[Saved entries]
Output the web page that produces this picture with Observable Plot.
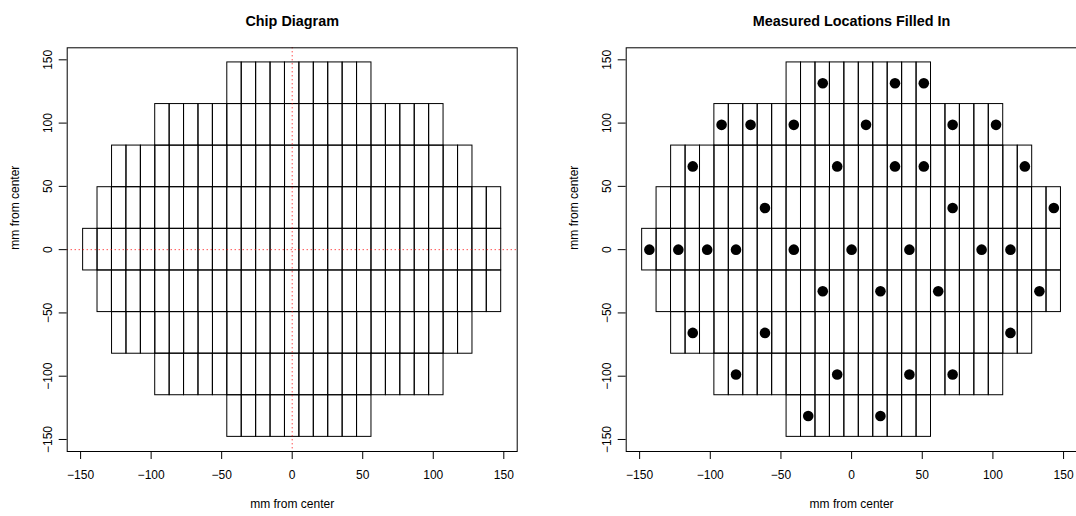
<!DOCTYPE html>
<html><head><meta charset="utf-8">
<script src="https://cdn.jsdelivr.net/npm/d3@7"></script>
<script src="https://cdn.jsdelivr.net/npm/@observablehq/plot@0.6"></script>
<style>
html,body{margin:0;padding:0;background:#fff;}
#wrap{position:relative;width:1076px;height:516px;overflow:hidden;background:#fff;}
.panel{position:absolute;top:0;}
.panel svg{max-width:none !important;}
</style></head><body>
<div id="wrap"><div id="p1" class="panel" style="left:0;width:538px"></div><div id="p2" class="panel" style="left:538px;width:546px"></div></div>
<script>
// ---- data ----
const titles = ["Chip Diagram", "Measured Locations Filled In"];
const axisLabel = "mm from center";
const tickValues = [-150, -100, -50, 0, 50, 100, 150];
const chipWidth = 10.22;    // mm
const chipHeight = 32.88;   // mm
const rowCenterY = [131.5, 98.6, 65.8, 32.9, 0, -32.9, -65.8, -98.6, -131.5];
const rowFirstChipX = [-40.9, -92.0, -122.6, -132.9, -143.1, -132.9, -122.6, -92.0, -40.9];
const rowChipCount = [10, 20, 25, 28, 29, 28, 25, 20, 10];
const measuredX = [
  -20.4, 30.7, 51.1,
  -92.0, -71.5, -40.9, 10.2, 71.5, 102.2,
  -112.4, -10.2, 30.7, 51.1, 122.6,
  -61.3, 71.5, 143.1,
  -143.1, -122.6, -102.2, -81.8, -40.9, 0, 40.9, 92.0, 112.4,
  -20.4, 20.4, 61.3, 132.9,
  -112.4, -61.3, 112.4,
  -81.8, -10.2, 40.9, 71.5,
  -30.7, 20.4
];
const measuredY = [
  131.5, 131.5, 131.5,
  98.6, 98.6, 98.6, 98.6, 98.6, 98.6,
  65.8, 65.8, 65.8, 65.8, 65.8,
  32.9, 32.9, 32.9,
  0, 0, 0, 0, 0, 0, 0, 0, 0,
  -32.9, -32.9, -32.9, -32.9,
  -65.8, -65.8, -65.8,
  -98.6, -98.6, -98.6, -98.6,
  -131.5, -131.5
];

// ---- tables built from the arrays ----
const chips = [];
rowCenterY.forEach((y, i) => {
  for (let j = 0; j < rowChipCount[i]; j++) {
    const x = rowFirstChipX[i] + j * chipWidth;
    chips.push({x1: x - chipWidth / 2, x2: x + chipWidth / 2, y1: y - chipHeight / 2, y2: y + chipHeight / 2});
  }
});
const measured = measuredX.map((x, i) => ({x, y: measuredY[i]}));

const font = "'Liberation Sans', Arial, Helvetica, sans-serif";

function panel(el, title, width, marginLeft, marginRight, extra) {
  const chart = Plot.plot({
    width, height: 516,
    marginLeft, marginRight, marginTop: 47.3, marginBottom: 65,
    x: {domain: [-159.5, 159.5], label: null},
    y: {domain: [-159.5, 159.5], label: null},
    style: {fontFamily: font, fontSize: "12px", color: "black", background: "white", overflow: "visible", maxWidth: "none"},
    marks: [
      Plot.rect(chips, {x1: "x1", x2: "x2", y1: "y1", y2: "y2", fill: "none", stroke: "black", strokeWidth: 1, inset: 0}),
      ...extra,
      Plot.frame({stroke: "black"}),
      Plot.axisX(tickValues, {tickSize: 8, tickPadding: 11, label: null, stroke: "black"}),
      Plot.axisY(tickValues, {tickSize: 8, tickPadding: 7, tickRotate: -90, label: null, stroke: "black"}),
      Plot.text([axisLabel], {text: d => d, frameAnchor: "bottom", dy: 56, fill: "black"}),
      Plot.text([axisLabel], {text: d => d, frameAnchor: "left", rotate: -90, dx: -52, fill: "black"}),
      Plot.text([title], {text: d => d, frameAnchor: "top", dy: -32, fontWeight: "bold", fontSize: 14.4, fill: "black"})
    ]
  });
  document.getElementById(el).appendChild(chart);
}

panel("p1", titles[0], 538, 66.7, 21.3, [
  Plot.ruleX([0], {stroke: "red", strokeDasharray: "1,3"}),
  Plot.ruleY([0], {stroke: "red", strokeDasharray: "1,3"})
]);
panel("p2", titles[1], 546, 87.7, 7.5, [
  Plot.dot(measured, {x: "x", y: "y", r: 5.3, fill: "black", stroke: "none"})
]);
</script>
</body></html>
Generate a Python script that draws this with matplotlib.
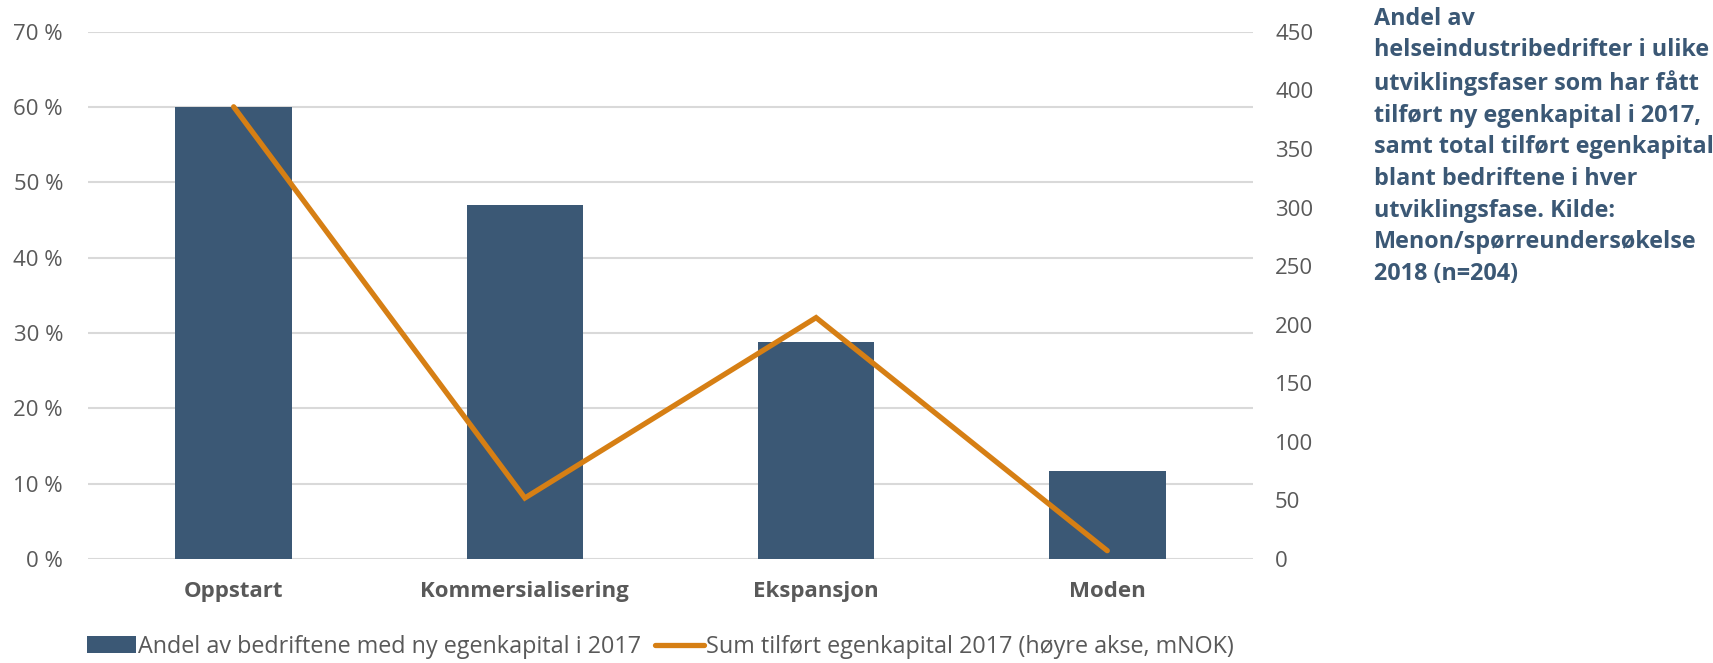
import matplotlib
matplotlib.use("Agg")
import matplotlib.pyplot as plt
from matplotlib.ticker import FuncFormatter, MultipleLocator

# data
categories = ["Oppstart", "Kommersialisering", "Ekspansjon", "Moden"]
andel_pct = [60.0, 47.0, 28.8, 11.7]          # left axis, %
sum_mnok = [386, 52, 206, 7]                  # right axis, mNOK
bar_label = "Andel av bedriftene med ny egenkapital i 2017"
line_label = "Sum tilført egenkapital 2017 (høyre akse, mNOK)"
title = ("Andel av\nhelseindustribedrifter i ulike\nutviklingsfaser som har fått\n"
         "tilført ny egenkapital i 2017,\nsamt total tilført egenkapital\n"
         "blant bedriftene i hver\nutviklingsfase. Kilde:\n"
         "Menon/spørreundersøkelse\n2018 (n=204)")

BAR = "#3B5875"
LINE = "#D67F14"
GRID = "#D9D9D9"
TXT = "#595959"

plt.rcParams["font.family"] = ["Open Sans", "DejaVu Sans"]

fig = plt.figure(figsize=(17.13, 6.63), dpi=100)
ax = fig.add_axes([0.0514, 0.157, 0.680, 0.795])
x = range(len(categories))
bars = ax.bar(x, andel_pct, width=0.40, color=BAR, label=bar_label, zorder=2)
ax.set_xlim(-0.5, 3.5)
ax.set_ylim(0, 70)
ax.yaxis.set_major_locator(MultipleLocator(10))
ax.yaxis.set_major_formatter(FuncFormatter(lambda v, p: f"{v:.0f} %"))
ax.grid(axis="y", color=GRID, lw=1.5, zorder=0)
ax.set_xticks(list(x))
ax.set_xticklabels(categories, fontsize=16, fontweight="bold", color=TXT)
ax.tick_params(axis="y", length=0, pad=18, labelsize=16, labelcolor=TXT)
ax.tick_params(axis="x", length=0, pad=16)
for s in ax.spines.values():
    s.set_visible(False)

ax2 = ax.twinx()
ln, = ax2.plot(x, sum_mnok, color=LINE, lw=3.8, solid_capstyle="round",
               solid_joinstyle="miter", label=line_label, zorder=3)
ax2.set_ylim(0, 450)
ax2.yaxis.set_major_locator(MultipleLocator(50))
ax2.tick_params(axis="y", length=0, pad=16, labelsize=16, labelcolor=TXT)
for s in ax2.spines.values():
    s.set_visible(False)

fig.legend([bars, ln], [bar_label, line_label], loc="center left",
           bbox_to_anchor=(0.0505, 0.024), ncol=2, frameon=False, fontsize=16.8,
           labelcolor=TXT, handlelength=2.1, handleheight=0.75, handletextpad=0.1,
           columnspacing=0.6, borderpad=0, borderaxespad=0)

fig.text(0.802, 0.99, title, ha="left", va="top", fontsize=16.8,
         fontweight="bold", color="#3B5875", linespacing=1.42)

fig.savefig("out.png", dpi=100)
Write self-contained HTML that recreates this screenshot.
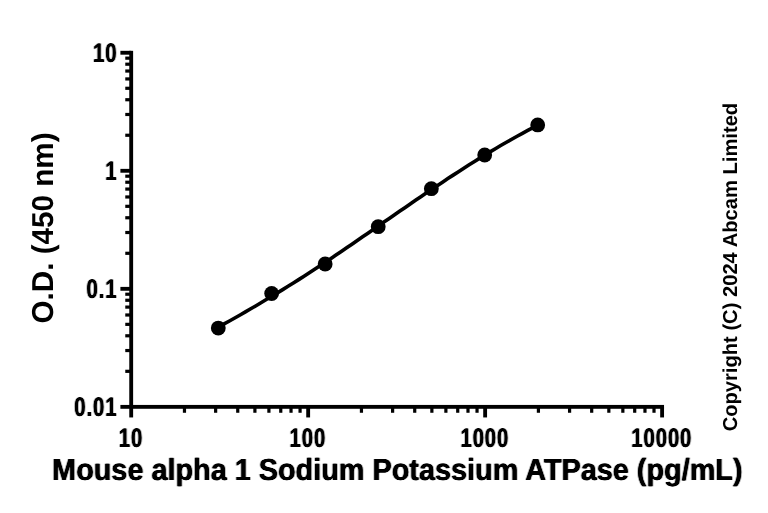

Task details:
Reproduce each line exactly as it appears, omitting the pictures.

Complete response:
Output the web page that produces this picture with Observable Plot.
<!DOCTYPE html>
<html><head><meta charset="utf-8">
<script src="https://cdn.jsdelivr.net/npm/d3@7"></script>
<script src="https://cdn.jsdelivr.net/npm/@observablehq/plot@0.6"></script>
<style>
html,body{margin:0;padding:0;background:#fff;}
#wrap{position:relative;width:1076px;height:516px;overflow:hidden;background:#fff;}
.panel{position:absolute;top:0;}
.panel svg{max-width:none !important;}
</style></head><body>
<div id="wrap"><div id="p1" class="panel" style="left:0;width:538px"></div><div id="p2" class="panel" style="left:538px;width:546px"></div></div>
<script>
// ---- data ----
const titles = ["Chip Diagram", "Measured Locations Filled In"];
const axisLabel = "mm from center";
const tickValues = [-150, -100, -50, 0, 50, 100, 150];
const chipWidth = 10.22;    // mm
const chipHeight = 32.88;   // mm
const rowCenterY = [131.5, 98.6, 65.8, 32.9, 0, -32.9, -65.8, -98.6, -131.5];
const rowFirstChipX = [-40.9, -92.0, -122.6, -132.9, -143.1, -132.9, -122.6, -92.0, -40.9];
const rowChipCount = [10, 20, 25, 28, 29, 28, 25, 20, 10];
const measuredX = [
  -20.4, 30.7, 51.1,
  -92.0, -71.5, -40.9, 10.2, 71.5, 102.2,
  -112.4, -10.2, 30.7, 51.1, 122.6,
  -61.3, 71.5, 143.1,
  -143.1, -122.6, -102.2, -81.8, -40.9, 0, 40.9, 92.0, 112.4,
  -20.4, 20.4, 61.3, 132.9,
  -112.4, -61.3, 112.4,
  -81.8, -10.2, 40.9, 71.5,
  -30.7, 20.4
];
const measuredY = [
  131.5, 131.5, 131.5,
  98.6, 98.6, 98.6, 98.6, 98.6, 98.6,
  65.8, 65.8, 65.8, 65.8, 65.8,
  32.9, 32.9, 32.9,
  0, 0, 0, 0, 0, 0, 0, 0, 0,
  -32.9, -32.9, -32.9, -32.9,
  -65.8, -65.8, -65.8,
  -98.6, -98.6, -98.6, -98.6,
  -131.5, -131.5
];

// ---- tables built from the arrays ----
const chips = [];
rowCenterY.forEach((y, i) => {
  for (let j = 0; j < rowChipCount[i]; j++) {
    const x = rowFirstChipX[i] + j * chipWidth;
    chips.push({x1: x - chipWidth / 2, x2: x + chipWidth / 2, y1: y - chipHeight / 2, y2: y + chipHeight / 2});
  }
});
const measured = measuredX.map((x, i) => ({x, y: measuredY[i]}));

const font = "'Liberation Sans', Arial, Helvetica, sans-serif";

function panel(el, title, width, marginLeft, marginRight, extra) {
  const chart = Plot.plot({
    width, height: 516,
    marginLeft, marginRight, marginTop: 47.3, marginBottom: 65,
    x: {domain: [-159.5, 159.5], label: null},
    y: {domain: [-159.5, 159.5], label: null},
    style: {fontFamily: font, fontSize: "12px", color: "black", background: "white", overflow: "visible", maxWidth: "none"},
    marks: [
      Plot.rect(chips, {x1: "x1", x2: "x2", y1: "y1", y2: "y2", fill: "none", stroke: "black", strokeWidth: 1, inset: 0}),
      ...extra,
      Plot.frame({stroke: "black"}),
      Plot.axisX(tickValues, {tickSize: 8, tickPadding: 11, label: null, stroke: "black"}),
      Plot.axisY(tickValues, {tickSize: 8, tickPadding: 7, tickRotate: -90, label: null, stroke: "black"}),
      Plot.text([axisLabel], {text: d => d, frameAnchor: "bottom", dy: 56, fill: "black"}),
      Plot.text([axisLabel], {text: d => d, frameAnchor: "left", rotate: -90, dx: -52, fill: "black"}),
      Plot.text([title], {text: d => d, frameAnchor: "top", dy: -32, fontWeight: "bold", fontSize: 14.4, fill: "black"})
    ]
  });
  document.getElementById(el).appendChild(chart);
}

panel("p1", titles[0], 538, 66.7, 21.3, [
  Plot.ruleX([0], {stroke: "red", strokeDasharray: "1,3"}),
  Plot.ruleY([0], {stroke: "red", strokeDasharray: "1,3"})
]);
panel("p2", titles[1], 546, 87.7, 7.5, [
  Plot.dot(measured, {x: "x", y: "y", r: 5.3, fill: "black", stroke: "none"})
]);
</script>
</body></html>
Generate a Python script that draws this with matplotlib.
import matplotlib
matplotlib.use("Agg")
import matplotlib.pyplot as plt
from matplotlib.ticker import FuncFormatter, MultipleLocator

# data
categories = ["Oppstart", "Kommersialisering", "Ekspansjon", "Moden"]
andel_pct = [60.0, 47.0, 28.8, 11.7]          # left axis, %
sum_mnok = [386, 52, 206, 7]                  # right axis, mNOK
bar_label = "Andel av bedriftene med ny egenkapital i 2017"
line_label = "Sum tilført egenkapital 2017 (høyre akse, mNOK)"
title = ("Andel av\nhelseindustribedrifter i ulike\nutviklingsfaser som har fått\n"
         "tilført ny egenkapital i 2017,\nsamt total tilført egenkapital\n"
         "blant bedriftene i hver\nutviklingsfase. Kilde:\n"
         "Menon/spørreundersøkelse\n2018 (n=204)")

BAR = "#3B5875"
LINE = "#D67F14"
GRID = "#D9D9D9"
TXT = "#595959"

plt.rcParams["font.family"] = ["Open Sans", "DejaVu Sans"]

fig = plt.figure(figsize=(17.13, 6.63), dpi=100)
ax = fig.add_axes([0.0514, 0.157, 0.680, 0.795])
x = range(len(categories))
bars = ax.bar(x, andel_pct, width=0.40, color=BAR, label=bar_label, zorder=2)
ax.set_xlim(-0.5, 3.5)
ax.set_ylim(0, 70)
ax.yaxis.set_major_locator(MultipleLocator(10))
ax.yaxis.set_major_formatter(FuncFormatter(lambda v, p: f"{v:.0f} %"))
ax.grid(axis="y", color=GRID, lw=1.5, zorder=0)
ax.set_xticks(list(x))
ax.set_xticklabels(categories, fontsize=16, fontweight="bold", color=TXT)
ax.tick_params(axis="y", length=0, pad=18, labelsize=16, labelcolor=TXT)
ax.tick_params(axis="x", length=0, pad=16)
for s in ax.spines.values():
    s.set_visible(False)

ax2 = ax.twinx()
ln, = ax2.plot(x, sum_mnok, color=LINE, lw=3.8, solid_capstyle="round",
               solid_joinstyle="miter", label=line_label, zorder=3)
ax2.set_ylim(0, 450)
ax2.yaxis.set_major_locator(MultipleLocator(50))
ax2.tick_params(axis="y", length=0, pad=16, labelsize=16, labelcolor=TXT)
for s in ax2.spines.values():
    s.set_visible(False)

fig.legend([bars, ln], [bar_label, line_label], loc="center left",
           bbox_to_anchor=(0.0505, 0.024), ncol=2, frameon=False, fontsize=16.8,
           labelcolor=TXT, handlelength=2.1, handleheight=0.75, handletextpad=0.1,
           columnspacing=0.6, borderpad=0, borderaxespad=0)

fig.text(0.802, 0.99, title, ha="left", va="top", fontsize=16.8,
         fontweight="bold", color="#3B5875", linespacing=1.42)

fig.savefig("out.png", dpi=100)
Write self-contained HTML that recreates this screenshot.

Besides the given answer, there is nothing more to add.